Rows from a dataset

--- begin ---

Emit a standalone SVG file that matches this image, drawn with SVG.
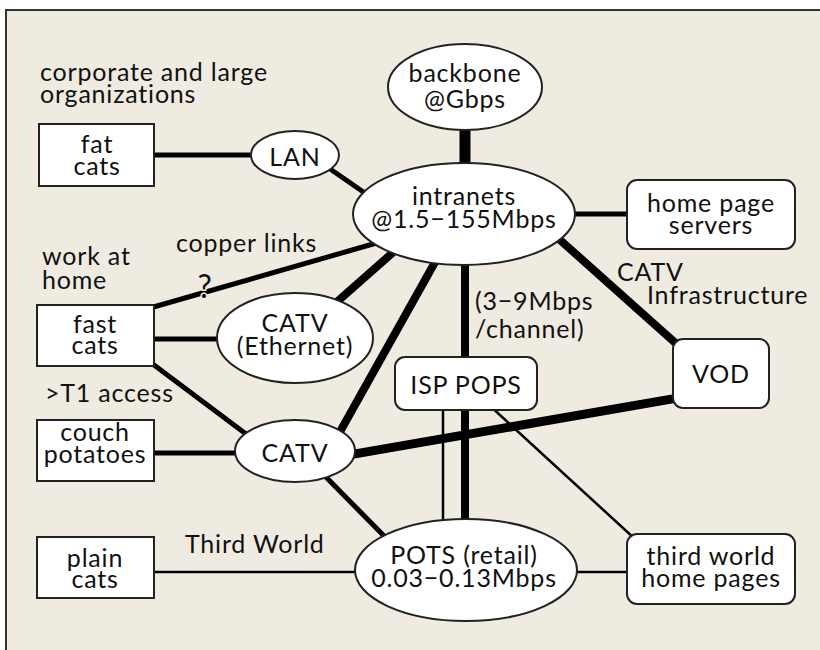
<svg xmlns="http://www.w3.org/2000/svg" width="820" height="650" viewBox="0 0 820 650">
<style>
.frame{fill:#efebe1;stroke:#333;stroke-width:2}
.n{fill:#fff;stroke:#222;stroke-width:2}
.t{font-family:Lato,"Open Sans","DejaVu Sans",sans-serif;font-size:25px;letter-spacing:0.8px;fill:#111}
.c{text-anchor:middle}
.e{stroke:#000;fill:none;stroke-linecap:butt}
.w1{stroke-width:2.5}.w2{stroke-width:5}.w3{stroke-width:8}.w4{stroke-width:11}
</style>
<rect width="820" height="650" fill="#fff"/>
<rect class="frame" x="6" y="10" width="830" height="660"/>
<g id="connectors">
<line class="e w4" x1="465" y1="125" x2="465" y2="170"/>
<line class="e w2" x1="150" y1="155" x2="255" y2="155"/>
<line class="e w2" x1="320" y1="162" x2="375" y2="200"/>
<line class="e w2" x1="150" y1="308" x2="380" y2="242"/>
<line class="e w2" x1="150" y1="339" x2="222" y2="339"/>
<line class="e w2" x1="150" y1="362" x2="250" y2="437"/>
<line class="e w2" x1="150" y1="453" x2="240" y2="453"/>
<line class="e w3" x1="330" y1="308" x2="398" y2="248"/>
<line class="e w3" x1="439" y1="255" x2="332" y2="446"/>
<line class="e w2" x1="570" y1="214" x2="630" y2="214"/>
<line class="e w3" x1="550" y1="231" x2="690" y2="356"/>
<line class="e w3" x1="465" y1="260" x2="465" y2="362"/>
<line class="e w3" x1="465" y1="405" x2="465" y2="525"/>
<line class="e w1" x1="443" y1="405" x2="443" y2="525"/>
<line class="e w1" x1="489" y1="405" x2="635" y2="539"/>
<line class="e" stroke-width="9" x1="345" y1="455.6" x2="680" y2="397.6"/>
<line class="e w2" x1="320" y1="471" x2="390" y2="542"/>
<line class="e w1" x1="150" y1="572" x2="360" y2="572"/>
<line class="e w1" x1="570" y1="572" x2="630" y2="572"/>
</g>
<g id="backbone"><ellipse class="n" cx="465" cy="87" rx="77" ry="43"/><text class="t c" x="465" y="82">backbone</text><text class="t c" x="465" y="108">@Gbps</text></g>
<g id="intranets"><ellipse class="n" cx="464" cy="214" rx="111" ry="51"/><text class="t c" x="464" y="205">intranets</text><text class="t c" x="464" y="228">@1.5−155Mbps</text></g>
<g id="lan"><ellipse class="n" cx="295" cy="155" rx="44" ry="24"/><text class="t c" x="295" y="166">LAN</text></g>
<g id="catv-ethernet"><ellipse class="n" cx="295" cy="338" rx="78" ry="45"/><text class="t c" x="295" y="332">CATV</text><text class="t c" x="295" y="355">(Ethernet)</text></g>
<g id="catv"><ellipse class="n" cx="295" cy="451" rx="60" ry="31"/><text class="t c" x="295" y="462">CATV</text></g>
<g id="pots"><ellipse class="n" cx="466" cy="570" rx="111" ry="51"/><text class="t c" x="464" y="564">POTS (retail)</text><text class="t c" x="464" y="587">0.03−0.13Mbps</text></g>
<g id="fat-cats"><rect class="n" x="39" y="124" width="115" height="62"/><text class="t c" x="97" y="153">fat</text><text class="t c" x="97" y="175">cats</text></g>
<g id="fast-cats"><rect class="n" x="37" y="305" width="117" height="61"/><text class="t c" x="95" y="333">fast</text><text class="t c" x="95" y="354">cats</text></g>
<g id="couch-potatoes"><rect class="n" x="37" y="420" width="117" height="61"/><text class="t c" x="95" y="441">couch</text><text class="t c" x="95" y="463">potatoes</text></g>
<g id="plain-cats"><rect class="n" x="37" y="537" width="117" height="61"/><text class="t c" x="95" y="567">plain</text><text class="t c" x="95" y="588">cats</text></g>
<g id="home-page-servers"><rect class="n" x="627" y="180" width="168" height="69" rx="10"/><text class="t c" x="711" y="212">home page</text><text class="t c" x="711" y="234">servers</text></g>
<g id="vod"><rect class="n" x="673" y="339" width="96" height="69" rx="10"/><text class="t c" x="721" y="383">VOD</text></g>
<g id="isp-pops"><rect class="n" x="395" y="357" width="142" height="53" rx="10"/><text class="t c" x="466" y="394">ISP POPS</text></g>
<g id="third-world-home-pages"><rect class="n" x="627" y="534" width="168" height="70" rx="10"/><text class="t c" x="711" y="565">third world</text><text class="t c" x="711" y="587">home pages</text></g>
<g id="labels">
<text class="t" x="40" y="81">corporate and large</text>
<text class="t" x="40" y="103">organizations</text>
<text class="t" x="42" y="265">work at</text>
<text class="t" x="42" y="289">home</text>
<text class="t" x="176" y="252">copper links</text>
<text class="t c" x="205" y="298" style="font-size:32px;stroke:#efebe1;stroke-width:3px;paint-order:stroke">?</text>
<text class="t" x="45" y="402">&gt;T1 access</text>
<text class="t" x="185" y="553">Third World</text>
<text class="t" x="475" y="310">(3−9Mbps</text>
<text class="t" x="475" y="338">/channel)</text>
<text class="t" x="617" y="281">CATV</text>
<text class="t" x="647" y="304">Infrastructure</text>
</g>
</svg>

--- end ---
--- begin ---

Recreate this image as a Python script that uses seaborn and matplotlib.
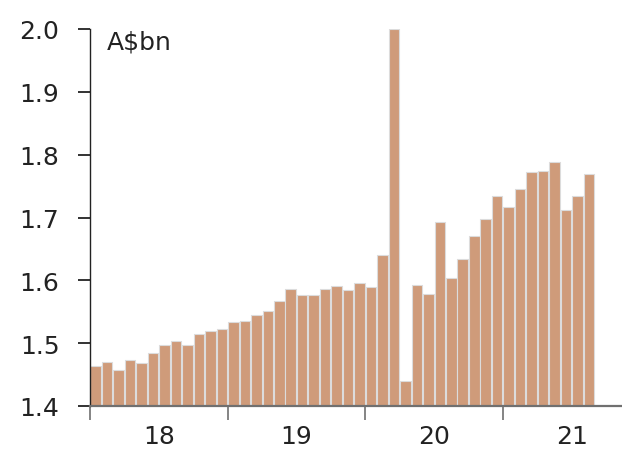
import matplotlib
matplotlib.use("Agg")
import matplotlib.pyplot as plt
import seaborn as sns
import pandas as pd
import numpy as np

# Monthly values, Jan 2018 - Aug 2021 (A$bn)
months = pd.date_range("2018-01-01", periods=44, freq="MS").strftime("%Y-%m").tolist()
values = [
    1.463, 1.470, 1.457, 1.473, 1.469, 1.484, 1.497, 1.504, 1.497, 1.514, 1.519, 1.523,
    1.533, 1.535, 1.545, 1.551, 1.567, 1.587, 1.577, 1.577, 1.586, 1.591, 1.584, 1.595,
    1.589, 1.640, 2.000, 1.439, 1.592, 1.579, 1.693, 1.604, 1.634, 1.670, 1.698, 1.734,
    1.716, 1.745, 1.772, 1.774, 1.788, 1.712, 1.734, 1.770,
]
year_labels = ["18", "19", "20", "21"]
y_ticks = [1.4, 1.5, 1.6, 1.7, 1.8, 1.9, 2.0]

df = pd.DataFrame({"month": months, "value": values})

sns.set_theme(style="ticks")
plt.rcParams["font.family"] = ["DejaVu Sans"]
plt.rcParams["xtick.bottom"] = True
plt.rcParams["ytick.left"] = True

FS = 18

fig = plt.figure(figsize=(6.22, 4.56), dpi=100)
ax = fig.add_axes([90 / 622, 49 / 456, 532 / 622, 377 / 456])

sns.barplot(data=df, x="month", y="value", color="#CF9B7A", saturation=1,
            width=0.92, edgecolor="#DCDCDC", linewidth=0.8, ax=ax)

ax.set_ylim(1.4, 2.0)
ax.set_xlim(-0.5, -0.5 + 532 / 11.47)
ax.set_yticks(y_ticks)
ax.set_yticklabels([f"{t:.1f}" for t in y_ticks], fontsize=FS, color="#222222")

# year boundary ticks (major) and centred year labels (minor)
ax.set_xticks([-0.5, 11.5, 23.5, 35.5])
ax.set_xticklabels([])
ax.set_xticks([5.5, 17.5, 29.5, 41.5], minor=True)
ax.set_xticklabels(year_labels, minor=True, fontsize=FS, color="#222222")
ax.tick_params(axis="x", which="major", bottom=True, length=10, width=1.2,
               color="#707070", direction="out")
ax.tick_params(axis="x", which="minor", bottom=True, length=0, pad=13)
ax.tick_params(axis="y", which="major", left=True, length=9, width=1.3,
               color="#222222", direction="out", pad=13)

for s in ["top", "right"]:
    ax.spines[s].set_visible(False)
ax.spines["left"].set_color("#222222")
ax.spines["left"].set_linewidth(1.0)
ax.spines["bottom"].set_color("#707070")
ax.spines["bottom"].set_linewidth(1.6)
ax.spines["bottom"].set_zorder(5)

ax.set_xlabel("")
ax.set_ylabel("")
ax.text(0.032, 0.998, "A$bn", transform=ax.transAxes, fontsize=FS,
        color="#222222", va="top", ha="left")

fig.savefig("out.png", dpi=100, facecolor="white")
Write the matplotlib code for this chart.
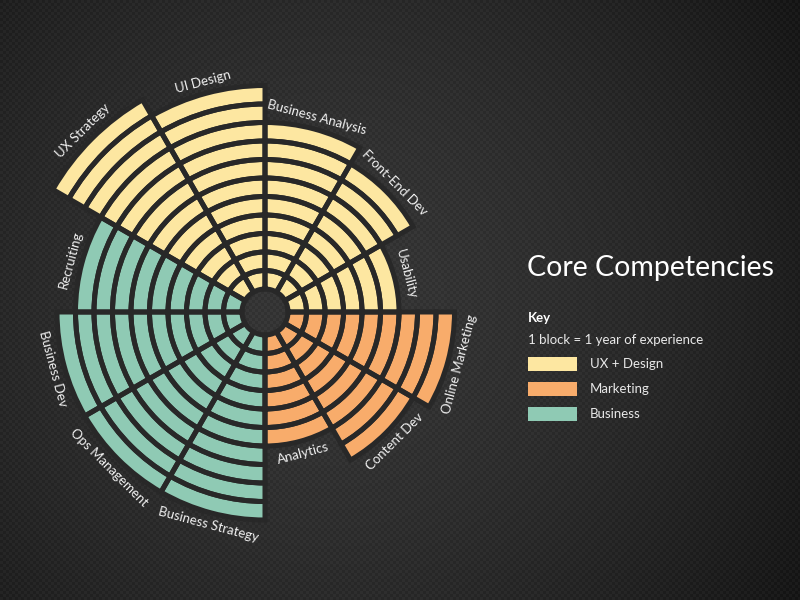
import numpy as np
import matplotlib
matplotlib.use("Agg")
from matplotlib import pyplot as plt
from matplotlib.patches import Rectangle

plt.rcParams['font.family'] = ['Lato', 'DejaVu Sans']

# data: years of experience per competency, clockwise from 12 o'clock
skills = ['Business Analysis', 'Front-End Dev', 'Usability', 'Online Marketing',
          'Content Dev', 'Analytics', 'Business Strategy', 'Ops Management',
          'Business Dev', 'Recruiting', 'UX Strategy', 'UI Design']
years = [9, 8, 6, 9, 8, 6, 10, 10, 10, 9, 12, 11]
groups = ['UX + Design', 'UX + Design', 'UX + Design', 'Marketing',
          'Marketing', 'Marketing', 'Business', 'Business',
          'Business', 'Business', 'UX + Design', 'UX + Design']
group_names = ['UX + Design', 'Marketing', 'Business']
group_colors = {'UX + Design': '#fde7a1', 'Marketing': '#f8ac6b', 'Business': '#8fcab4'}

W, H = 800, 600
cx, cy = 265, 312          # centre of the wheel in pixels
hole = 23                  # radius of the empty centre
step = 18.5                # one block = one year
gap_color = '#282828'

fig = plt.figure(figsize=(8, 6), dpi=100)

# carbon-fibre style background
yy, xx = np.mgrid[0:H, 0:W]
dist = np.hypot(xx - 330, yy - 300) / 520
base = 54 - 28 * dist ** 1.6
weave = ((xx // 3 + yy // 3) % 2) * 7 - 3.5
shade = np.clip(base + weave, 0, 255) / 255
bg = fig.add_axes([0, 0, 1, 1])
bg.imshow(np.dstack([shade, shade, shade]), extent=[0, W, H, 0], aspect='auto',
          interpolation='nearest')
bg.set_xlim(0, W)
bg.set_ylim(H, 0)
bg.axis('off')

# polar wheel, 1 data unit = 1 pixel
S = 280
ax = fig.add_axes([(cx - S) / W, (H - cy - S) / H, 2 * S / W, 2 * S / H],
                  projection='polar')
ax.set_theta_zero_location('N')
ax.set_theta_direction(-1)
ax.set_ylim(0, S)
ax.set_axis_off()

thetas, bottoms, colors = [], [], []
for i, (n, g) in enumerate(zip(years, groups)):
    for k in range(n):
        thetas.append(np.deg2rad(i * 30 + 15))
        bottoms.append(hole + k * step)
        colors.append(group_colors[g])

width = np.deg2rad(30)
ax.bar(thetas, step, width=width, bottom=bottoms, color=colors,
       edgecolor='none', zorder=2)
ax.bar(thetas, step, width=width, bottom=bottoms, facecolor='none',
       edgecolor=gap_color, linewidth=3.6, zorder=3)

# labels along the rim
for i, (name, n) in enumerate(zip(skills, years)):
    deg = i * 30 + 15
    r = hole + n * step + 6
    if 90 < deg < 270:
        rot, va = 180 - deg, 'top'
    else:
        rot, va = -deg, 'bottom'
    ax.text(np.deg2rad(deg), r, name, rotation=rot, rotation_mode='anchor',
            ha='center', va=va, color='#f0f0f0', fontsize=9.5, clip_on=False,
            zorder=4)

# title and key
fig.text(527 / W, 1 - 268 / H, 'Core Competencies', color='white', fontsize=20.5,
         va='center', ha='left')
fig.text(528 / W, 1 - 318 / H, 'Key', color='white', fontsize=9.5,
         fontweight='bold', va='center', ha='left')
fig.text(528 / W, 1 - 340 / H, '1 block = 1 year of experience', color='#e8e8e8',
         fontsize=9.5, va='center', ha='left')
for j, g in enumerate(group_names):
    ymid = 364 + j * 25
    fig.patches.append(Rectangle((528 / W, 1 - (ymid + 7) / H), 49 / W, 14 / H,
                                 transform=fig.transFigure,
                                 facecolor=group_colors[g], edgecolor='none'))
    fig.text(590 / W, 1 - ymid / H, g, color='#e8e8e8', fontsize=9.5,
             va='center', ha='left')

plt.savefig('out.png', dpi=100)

--- end ---

Without any pictures, set down the lines from the one holding "Recreate this image" through the one holding "ax = fig.add_axes([90".

Recreate this image as a Python script that uses seaborn and matplotlib.
import matplotlib
matplotlib.use("Agg")
import matplotlib.pyplot as plt
import seaborn as sns
import pandas as pd
import numpy as np

# Monthly values, Jan 2018 - Aug 2021 (A$bn)
months = pd.date_range("2018-01-01", periods=44, freq="MS").strftime("%Y-%m").tolist()
values = [
    1.463, 1.470, 1.457, 1.473, 1.469, 1.484, 1.497, 1.504, 1.497, 1.514, 1.519, 1.523,
    1.533, 1.535, 1.545, 1.551, 1.567, 1.587, 1.577, 1.577, 1.586, 1.591, 1.584, 1.595,
    1.589, 1.640, 2.000, 1.439, 1.592, 1.579, 1.693, 1.604, 1.634, 1.670, 1.698, 1.734,
    1.716, 1.745, 1.772, 1.774, 1.788, 1.712, 1.734, 1.770,
]
year_labels = ["18", "19", "20", "21"]
y_ticks = [1.4, 1.5, 1.6, 1.7, 1.8, 1.9, 2.0]

df = pd.DataFrame({"month": months, "value": values})

sns.set_theme(style="ticks")
plt.rcParams["font.family"] = ["DejaVu Sans"]
plt.rcParams["xtick.bottom"] = True
plt.rcParams["ytick.left"] = True

FS = 18

fig = plt.figure(figsize=(6.22, 4.56), dpi=100)
ax = fig.add_axes([90 / 622, 49 / 456, 532 / 622, 377 / 456])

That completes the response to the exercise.